Sanat İhtiyacı
Hepimizin sanata ihtiyacı var esasında ama bunun farkında olanlar veya olmayanlar diye ikiye ayrılıyor insanlar.
Sanata ihtiyacımız var, özellikle de bölünmüş, siyaset üretmeyen ve dar kafalılığın hüküm sürdüğü bu adada.
Her insanın içinde ancak sanatın doldurabileceği varoluşsal bir boşluk vardır.
Sanatla ilişkisi olmayan insanlar kaba ve çiğdir.
Sanatla ilişkisi olmayan insanların kafası tek yönlü çalışır.
Sanat, güzelliği görmemizi ve ondan haz almamıza yardımcı olur.
İçimizdeki hayvanı yumuşatmasına ve inceltmesine ihtiyacımız var sanatın.
İnsanlığın bilimsel ve teknolojik başarısından çok, sanatsal başarısı ilgilendiriyor beni. Bilimsel ve teknolojik gelişme olarak öyle bir yere geldik ki, her şeyi o kadar kurcaladık ki, bedeni, ruhu, hepsinden daha önemlisi doğayı bozduk.
Burada üretilen sanatın çoğu hobi sanattır, oyalanma sanatıdır. Boş vakitleri değerlendirmek için yapılan işler sanat adı altında sergileniyor, paylaşılıyor.
Kendini sanatına adayanlar o kadar az ki.
Sanatçı için ticari iş yapmak zorunluluktur. Yalnız bu noktada, sanatçının sistemle nasıl uzlaştığı ve ne kadar ödün verdiği sanatını da belirliyor sonuçta.
Evet, kötü veya vasat sanat yapan ama iyi niyetli, barışçı ve ilerici birçok ‘sanatçı’ var Kıbrıs’ta. Yüzeysel, üstünkörü, klişe işler yapıyorlar çoğunlukla. WC sanatı ve çöp sanatı bile var aralarında. Sergi değil, parti veya minik bir karnaval yapıyorlar.
Olsun. Sosyalleşmeye, yeni insanlar tanımaya, eğlenmeye de ihtiyacımız var.
Manchester’da yaşarken bar arkadaşım besteci John tanıdığım en sanatçı sanatçıydı. Yedi yıl boyunca ne gördüm ne duydum herhangi bir bestesini.

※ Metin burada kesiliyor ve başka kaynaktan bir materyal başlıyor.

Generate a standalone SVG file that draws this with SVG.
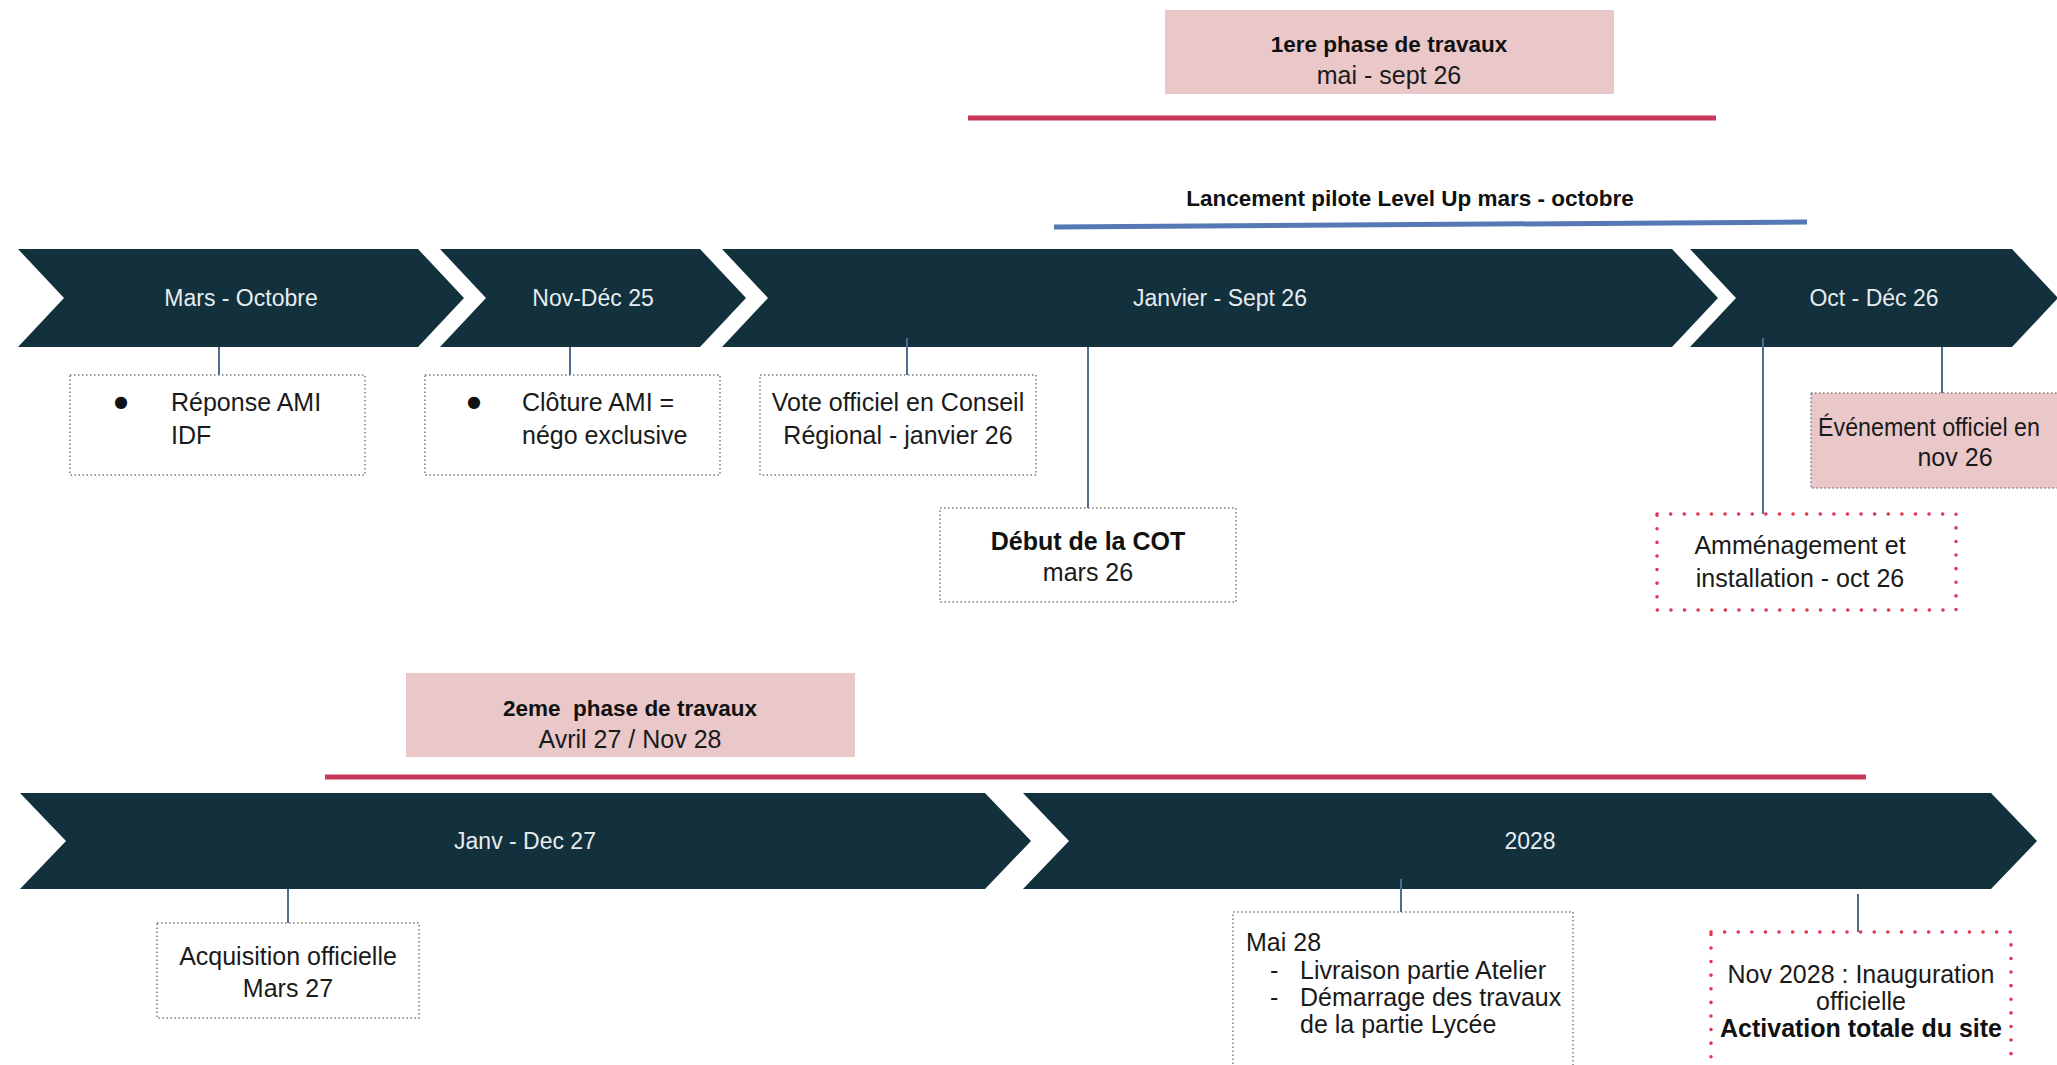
<svg xmlns="http://www.w3.org/2000/svg" width="2057" height="1065" viewBox="0 0 2057 1065">
<style>
  .chev { fill: #13303d; }
  .chevt { font-family: "Liberation Sans", Arial, sans-serif; font-size: 23px; fill: #e6edf0; text-anchor: middle; }
  .t { font-family: "Liberation Sans", Arial, sans-serif; font-size: 25px; fill: #1a1a1a; }
  .b { font-family: "Liberation Sans", Arial, sans-serif; font-size: 22.5px; font-weight: bold; fill: #111; }
  .bb { font-family: "Liberation Sans", Arial, sans-serif; font-size: 25px; font-weight: bold; fill: #111; }
  .bul { font-family: "DejaVu Sans", sans-serif; font-size: 16px; fill: #111; text-anchor: middle; }
  .c { text-anchor: middle; }
  .box { fill: #ffffff; stroke: #7a7a7a; stroke-width: 1.5; stroke-dasharray: 1.5 2.5; }
  .pinkbox { fill: #eac8ca; stroke: #7a7a7a; stroke-width: 1.5; stroke-dasharray: 1.5 2.5; }
  .redbox { fill: #ffffff; stroke: #e0344f; stroke-width: 3.5; stroke-dasharray: 0.1 13.5; stroke-linecap: round; }
  .pink { fill: #eac8ca; }
  .conn { stroke: #4f6d8f; stroke-width: 2; fill: none; }
  .red { stroke: #c8385a; stroke-width: 5; fill: none; }
  .blue { stroke: #5678b4; stroke-width: 5; fill: none; }
</style>
<rect width="2057" height="1065" fill="#ffffff"/>

<!-- phase bars -->
<g id="phase1">
  <rect class="pink" x="1165" y="10" width="449" height="84"/>
  <text class="b c" x="1389" y="52">1ere phase de travaux</text>
  <text class="t c" x="1389" y="84" font-size="24">mai - sept 26</text>
  <line class="red" x1="968" y1="118" x2="1716" y2="118"/>
</g>
<g id="pilote">
  <text class="b c" x="1410" y="206" font-size="21">Lancement pilote Level Up mars - octobre</text>
  <line class="blue" x1="1054" y1="227" x2="1807" y2="222"/>
</g>
<g id="phase2">
  <rect class="pink" x="406" y="673" width="449" height="84"/>
  <text class="b c" x="630" y="716" xml:space="preserve">2eme  phase de travaux</text>
  <text class="t c" x="630" y="748" font-size="23.5">Avril 27 / Nov 28</text>
  <line class="red" x1="325" y1="777" x2="1866" y2="777"/>
</g>

<!-- top chevrons -->
<g id="chev-mars-octobre">
  <polygon class="chev" points="18,249 418,249 464,298 418,347 18,347 64,298"/>
  <text class="chevt" x="241" y="306">Mars - Octobre</text>
</g>
<g id="chev-nov-dec-25">
  <polygon class="chev" points="440,249 700,249 746,298 700,347 440,347 486,298"/>
  <text class="chevt" x="593" y="306">Nov-Déc 25</text>
</g>
<g id="chev-janvier-sept-26">
  <polygon class="chev" points="722,249 1672,249 1718,298 1672,347 722,347 768,298"/>
  <text class="chevt" x="1220" y="306">Janvier - Sept 26</text>
</g>
<g id="chev-oct-dec-26">
  <polygon class="chev" points="1690,249 2012,249 2058,298 2012,347 1690,347 1736,298"/>
  <text class="chevt" x="1874" y="306">Oct - Déc 26</text>
</g>

<!-- bottom chevrons -->
<g id="chev-janv-dec-27">
  <polygon class="chev" points="20,793 985,793 1031,841 985,889 20,889 66,841"/>
  <text class="chevt" x="525" y="849">Janv - Dec 27</text>
</g>
<g id="chev-2028">
  <polygon class="chev" points="1023,793 1991,793 2037,841 1991,889 1023,889 1069,841"/>
  <text class="chevt" x="1530" y="849">2028</text>
</g>

<!-- connectors -->
<g id="connectors">
  <line class="conn" x1="219" y1="347" x2="219" y2="375"/>
  <line class="conn" x1="570" y1="347" x2="570" y2="375"/>
  <line class="conn" x1="907" y1="338" x2="907" y2="375"/>
  <line class="conn" x1="1088" y1="347" x2="1088" y2="508"/>
  <line class="conn" x1="1763" y1="338" x2="1763" y2="514"/>
  <line class="conn" x1="1942" y1="347" x2="1942" y2="393"/>
  <line class="conn" x1="288" y1="889" x2="288" y2="923"/>
  <line class="conn" x1="1401" y1="879" x2="1401" y2="912"/>
  <line class="conn" x1="1858" y1="894" x2="1858" y2="932"/>
</g>

<!-- top boxes -->
<g id="reponse-ami">
  <rect class="box" x="70" y="375" width="295" height="100"/>
  <text class="bul" x="121" y="407">●</text>
  <text class="t" x="171" y="411">Réponse AMI</text>
  <text class="t" x="171" y="444">IDF</text>
</g>
<g id="cloture-ami">
  <rect class="box" x="425" y="375" width="295" height="100"/>
  <text class="bul" x="474" y="407">●</text>
  <text class="t" x="522" y="411">Clôture AMI =</text>
  <text class="t" x="522" y="444">négo exclusive</text>
</g>
<g id="vote-officiel">
  <rect class="box" x="760" y="375" width="276" height="100"/>
  <text class="t c" x="898" y="411">Vote officiel en Conseil</text>
  <text class="t c" x="898" y="444">Régional - janvier 26</text>
</g>
<g id="debut-cot">
  <rect class="box" x="940" y="508" width="296" height="94"/>
  <text class="bb c" x="1088" y="550">Début de la COT</text>
  <text class="t c" x="1088" y="581">mars 26</text>
</g>
<g id="evenement-officiel">
  <rect class="pinkbox" x="1811" y="393" width="292" height="95"/>
  <text class="t" x="1818" y="436" font-size="22.5" textLength="222" lengthAdjust="spacingAndGlyphs">Événement officiel en</text>
  <text class="t c" x="1955" y="466" font-size="23.5">nov 26</text>
</g>
<g id="amenagement">
  <rect class="redbox" x="1657" y="514" width="299" height="96"/>
  <text class="t c" x="1800" y="554" font-size="24">Amménagement et</text>
  <text class="t c" x="1800" y="587" font-size="24">installation - oct 26</text>
</g>

<!-- bottom boxes -->
<g id="acquisition">
  <rect class="box" x="157" y="923" width="262" height="95"/>
  <text class="t c" x="288" y="965">Acquisition officielle</text>
  <text class="t c" x="288" y="997">Mars 27</text>
</g>
<g id="mai-28">
  <rect class="box" x="1233" y="912" width="340" height="170"/>
  <text class="t" x="1246" y="951">Mai 28</text>
  <text class="t" x="1270" y="979">-</text>
  <text class="t" x="1300" y="979">Livraison partie Atelier</text>
  <text class="t" x="1270" y="1006">-</text>
  <text class="t" x="1300" y="1006">Démarrage des travaux</text>
  <text class="t" x="1300" y="1033">de la partie Lycée</text>
</g>
<g id="nov-2028">
  <rect class="redbox" x="1711" y="932" width="300" height="150"/>
  <text class="t c" x="1861" y="983">Nov 2028 : Inauguration</text>
  <text class="t c" x="1861" y="1010">officielle</text>
  <text class="bb c" x="1861" y="1037" font-size="24.5">Activation totale du site</text>
</g>
</svg>
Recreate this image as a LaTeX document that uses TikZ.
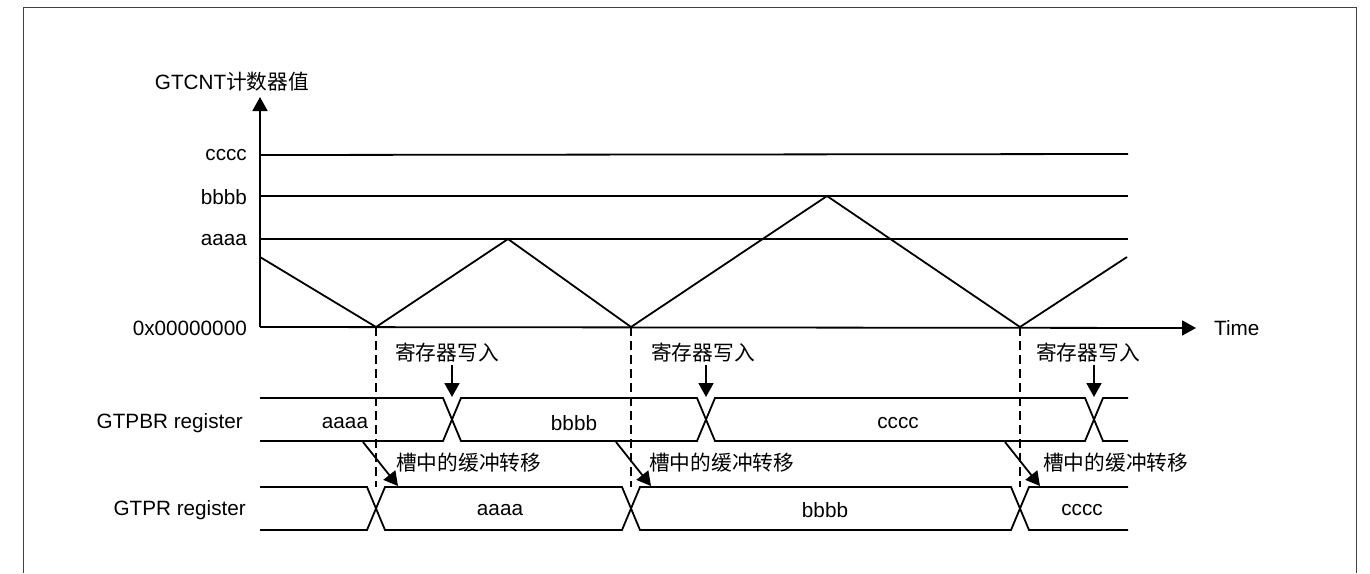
\documentclass[tikz,border=0pt]{standalone}
\usepackage{fontspec}
\setmainfont{Liberation Sans}
\newfontfamily\cjk{Noto Sans CJK SC}
\usetikzlibrary{arrows.meta,positioning,calc}

\begin{document}
\begin{tikzpicture}[
  x=1pt, y=-1pt,
  font=\fontsize{20.7}{24}\selectfont,
  sig/.style={line width=1.8pt, line join=miter},
  dashline/.style={line width=1.8pt, dash pattern=on 9pt off 5pt},
  arr/.style={-{Triangle[length=14pt,width=15pt]}, line width=1.8pt},
  lbl/.style={inner sep=2pt},
  frame/.style={draw=black!75, line width=1pt},
]
\useasboundingbox (0,0) rectangle (1370,573);
\draw[frame] (23,573) -- (23,7) -- (1356,7) -- (1356,573);

% counter axes
\coordinate (origin) at (260,327);
\coordinate (ytip) at (260,97);
\node[lbl] (ylabel) at (232,82) {GTCNT{\cjk 计数器值}};
\node[lbl, anchor=west] (time) at (1212,328) {Time};
\draw[arr] (origin) -- (ytip);
\draw[arr] (origin) -- ([xshift=-16pt]time.west);

% compare levels
\node[lbl, anchor=east] (lvc) at (249,155) {cccc};
\node[lbl, anchor=east] (lvb) at (249,197) {bbbb};
\node[lbl, anchor=east] (lva) at (249,240) {aaaa};
\node[lbl, anchor=east] (lvz) at (249,328) {0x00000000};
\draw[sig] (lvc.east -| origin) -- (1128,154);
\draw[sig] (260,196) -- (1128,196);
\draw[sig] (260,239) -- (1128,239);

% counter value
\coordinate (m1) at (376,327);
\coordinate (m2) at (631,327);
\coordinate (m3) at (1020,327);
\draw[sig] (260,257) -- (m1) -- (508,239) -- (m2) -- (827,196) -- (m3) -- (1127,257);

% registers
\node[lbl, anchor=east] (gtpbr) at (245,423) {GTPBR register};
\node[lbl, anchor=east] (gtpr) at (248,510) {GTPR register};

\draw[sig] (260,398) -- (443,398) -- (461,441) -- (697,441) -- (715,398) -- (1085,398) -- (1103,441) -- (1128,441);
\draw[sig] (260,441) -- (443,441) -- (461,398) -- (697,398) -- (715,441) -- (1085,441) -- (1103,398) -- (1128,398);
\draw[sig] (260,487) -- (367,487) -- (385,530) -- (622,530) -- (640,487) -- (1011,487) -- (1029,530) -- (1128,530);
\draw[sig] (260,530) -- (367,530) -- (385,487) -- (622,487) -- (640,530) -- (1011,530) -- (1029,487) -- (1128,487);

\node[lbl] (pb1) at (345,423) {aaaa};
\node[lbl] (pb2) at (574,423) {bbbb};
\node[lbl] (pb3) at (898,423) {cccc};
\node[lbl] (pr1) at (500,510) {aaaa};
\node[lbl] (pr2) at (825,510) {bbbb};
\node[lbl] (pr3) at (1082,510) {cccc};

% buffer transfer at counter underflow
\draw[dashline] (m1) -- (376,487);
\draw[dashline] (m2) -- (631,487);
\draw[dashline] (m3) -- (1020,487);

% register write
\node[lbl] (wr1) at (447,353) {\cjk 寄存器写入};
\node[lbl] (wr2) at (703,353) {\cjk 寄存器写入};
\node[lbl] (wr3) at (1088,353) {\cjk 寄存器写入};
\coordinate (w1) at (452,397);
\coordinate (w2) at (706,397);
\coordinate (w3) at (1094,397);
\draw[arr] (w1 |- wr1.south) -- (w1);
\draw[arr] (w2 |- wr2.south) -- (w2);
\draw[arr] (w3 |- wr3.south) -- (w3);

\node[lbl, anchor=west] (tr1) at (394,463) {\cjk 槽中的缓冲转移};
\node[lbl, anchor=west] (tr2) at (647,463) {\cjk 槽中的缓冲转移};
\node[lbl, anchor=west] (tr3) at (1041,463) {\cjk 槽中的缓冲转移};
\coordinate (ts1) at (363,442);
\coordinate (te1) at (398,486);
\coordinate (ts2) at (616,442);
\coordinate (te2) at (651,486);
\coordinate (ts3) at (1005,442);
\coordinate (te3) at (1040,486);
\draw[arr] (ts1) -- (te1);
\draw[arr] (ts2) -- (te2);
\draw[arr] (ts3) -- (te3);
\end{tikzpicture}
\end{document}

Buna karşın ticari hiçbir iş yapmaz, para karşılığında piyano çalmaz, tam bir sanatçı gibi yaşardı hayatını. Yani söylemeye çalıştığım, sanatçı gibi yaşayabilmek de marifet. Takdir etmek gerek böyle yaşayanları.
Egosu sanatından çok daha büyük olanlar veya her cümlesine ben diye başlayan, üç beş saat aralıksız sanatıyla ilgili konuşan ama ortada sanatı olmayan ‘sanatçılar’ en rahatsız edici, en çekilmez olanlar benim için.
Kimisi de yetenekli olmaya yetenekli fakat geçim derdinden, işten güçten, çoluk çocuktan sanatını geliştirmek için zaman bulamıyor. Bu nedenle gelişemiyor sanatı, cılız kalıyor.
Varsın Sanatçı çok, sanat az, olsun. Kötü veya vasat sanat, iyi, nitelikli sanattan daha az, olsun, ne çıkar. Yapmasınlar mı yani?
Bırakın yapsınlar, bırakın üretsinler, herkes gibi ruhlarını kurtarmaya çalışıyor onlar da. Bırakın kurtarsınlar ruhlarını, kurtarabilirlerse eğer.
Sanatçılar Kıbrıs sorununu çoktan çözdü, siyasetçiler uğraşıyor hala daha. Ve öyle gösteriyor ki birkaç kuşak siyasetçi daha uğraşacak bunun için.
Kuşkusuz iyileştirir sanat, ama bir bedeli var bunun. Kestirmeden iyileşme olmaz.
Derine dalmak gerek bunun için. Ve görünen o ki insanın ruhunu din ve siyaset değil, doğaya yakınlık ve sanat kurtaracak.